Por sua vez, o spin é uma técnica de marketing político que consiste em torturar a realidade até que ela confesse o que pretendemos ver ou ouvir. Os spin doctors, que não habitam apenas nos gabinetes governamentais e nos staffs partidários, têm certamente uma relação muito flexível com a verdade. Mas o seu objetivo é por regra o inverso das fake news: em vez de denegrir um adversário com uma estória negativa inventada, trabalham com base em factos reais, com o objetivo de dourar a pílula ao gosto do cliente ou de escolher o ângulo que os faz ficar bem (ou menos mal) na fotografia.

Finalmente, no leaking começa por existir apenas um conjunto de dados ou documentos em bruto, dos quais depois podem ser extraídas notícias. Em princípio essas notícias serão verdadeiras ou, pelo menos, os jornalistas procurarão progressivamente aproximar-se da verdade.

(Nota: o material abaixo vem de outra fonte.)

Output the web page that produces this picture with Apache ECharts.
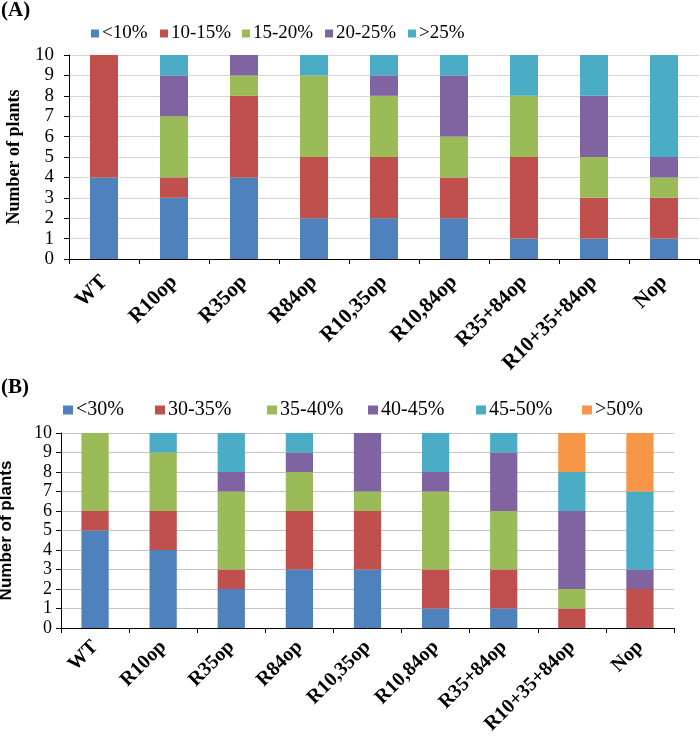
<!DOCTYPE html>
<html><head><meta charset="utf-8">
<script src="https://cdn.jsdelivr.net/npm/echarts@6/dist/echarts.min.js"></script>
<style>html,body{margin:0;padding:0;background:#fff}#c{width:700px;height:736px}</style>
</head><body><div id="c"></div>
<script>
const categories = ['WT','R10op','R35op','R84op','R10,35op','R10,84op','R35+84op','R10+35+84op','Nop'];
const yTicks = [0,1,2,3,4,5,6,7,8,9,10];

const namesA = ['<10%','10-15%','15-20%','20-25%','>25%'];
const a_lt10   = [4,3,4,2,2,2,1,1,1];
const a_10_15  = [6,1,4,3,3,2,4,2,2];
const a_15_20  = [0,3,1,4,3,2,3,2,1];
const a_20_25  = [0,2,1,0,1,3,0,3,1];
const a_gt25   = [0,1,0,1,1,1,2,2,5];

const namesB = ['<30%','30-35%','35-40%','40-45%','45-50%','>50%'];
const b_lt30   = [5,4,2,3,3,1,1,0,0];
const b_30_35  = [1,2,1,3,3,2,2,1,2];
const b_35_40  = [4,3,4,2,1,4,3,1,0];
const b_40_45  = [0,0,1,1,3,1,3,4,1];
const b_45_50  = [0,1,2,1,0,2,1,2,4];
const b_gt50   = [0,0,0,0,0,0,0,2,3];

const colors = ['#4F81BD','#C0504D','#9BBB59','#8064A2','#4BACC6','#F79646'];
const dataA = [a_lt10,a_10_15,a_15_20,a_20_25,a_gt25];
const dataB = [b_lt30,b_30_35,b_35_40,b_40_45,b_45_50,b_gt50];

const serif = 'Liberation Serif';
const chart = echarts.init(document.getElementById('c'));

function xAxis(gi, fs, m){
  return {type:'category', gridIndex:gi, data:categories, boundaryGap:true,
    axisLine:{lineStyle:{color:'#000',width:1}},
    axisTick:{show:true, alignWithLabel:false, length:5, inside:false, lineStyle:{color:'#000'}},
    axisLabel:{interval:0, rotate:45, fontFamily:serif, fontWeight:'bold', fontSize:fs, color:'#000', margin:m, hideOverlap:false}};
}
function yAxis(gi, fs, m, nameFont, nameSize, gap, gridColor){
  return {type:'value', gridIndex:gi, min:yTicks[0], max:yTicks[yTicks.length-1], interval:1,
    name:'Number of plants', nameLocation:'middle', nameGap:gap,
    nameTextStyle:{fontFamily:nameFont, fontWeight:'bold', fontSize:nameSize, color:'#000'},
    axisLine:{show:true, lineStyle:{color:'#000',width:1}},
    axisTick:{show:true, length:5, lineStyle:{color:'#000'}},
    splitLine:{show:true, lineStyle:{color:gridColor,width:1}},
    axisLabel:{fontFamily:serif, fontSize:fs, lineHeight:14, color:'#000', margin:m, showMinLabel:true, showMaxLabel:true, hideOverlap:false}};
}

const series = [];
namesA.forEach((n,i)=>series.push({name:n, type:'bar', stack:'A', xAxisIndex:0, yAxisIndex:0,
  data:dataA[i], barWidth:'40%', itemStyle:{color:colors[i]}}));
namesB.forEach((n,i)=>series.push({name:n, type:'bar', stack:'B', xAxisIndex:1, yAxisIndex:1,
  data:dataB[i], barWidth:'40%', itemStyle:{color:colors[i]}}));

const legA = [91,160,242,325,408];
const legB = [63,155,267,368,476,582];
const legends = [];
namesA.forEach((n,i)=>legends.push({data:[n], left:legA[i], top:24, itemWidth:8, itemHeight:8, itemGap:0,
  icon:'rect', selectedMode:false, padding:0, textStyle:{fontFamily:serif, fontSize:19, color:'#000', padding:[0,0,0,-2]}}));
namesB.forEach((n,i)=>legends.push({data:[n], left:legB[i], top:400, itemWidth:10, itemHeight:9, itemGap:0,
  icon:'rect', selectedMode:false, padding:0, textStyle:{fontFamily:serif, fontSize:20, color:'#000', padding:[0,0,0,-2]}}));

chart.setOption({
  animation:false,
  backgroundColor:'#fff',
  title:[
    {text:'(A)', left:1, top:0, padding:0, textStyle:{fontFamily:serif, fontWeight:'bold', fontSize:21, color:'#000'}},
    {text:'(B)', left:1, top:377, padding:0, textStyle:{fontFamily:serif, fontWeight:'bold', fontSize:21, color:'#000'}}
  ],
  legend:legends,
  grid:[
    {left:69, top:55, width:630, height:204, outerBoundsMode:'none'},
    {left:61, top:433, width:613, height:195, outerBoundsMode:'none'}
  ],
  xAxis:[xAxis(0,21,20), xAxis(1,20,16)],
  yAxis:[yAxis(0,19,15,serif,18,46,'#d6d6d6'), yAxis(1,18,9,'Liberation Sans',17,46,'#c4c4c4')],
  series:series
});
</script></body></html>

O que caracteriza o leaking é o modo pelo qual os dados foram libertados, que implicou a violação de alguma forma de segredo (de Estado, de justiça, profissional, comercial), ainda que essa violação inicial não ponha em causa a legitimidade da subsequente investigação jornalística.

Com os contornos assim delimitados, as fake news são um fenómeno bem menos disseminado quanto o aumento do uso da expressão no espaço mediático poderia fazer supor. É, ainda assim, um fenómeno muito grave, com uma enorme capacidade disruptiva da comunicação no contexto das democracias ocidentais e, sobretudo, em processos eleitorais fraturantes.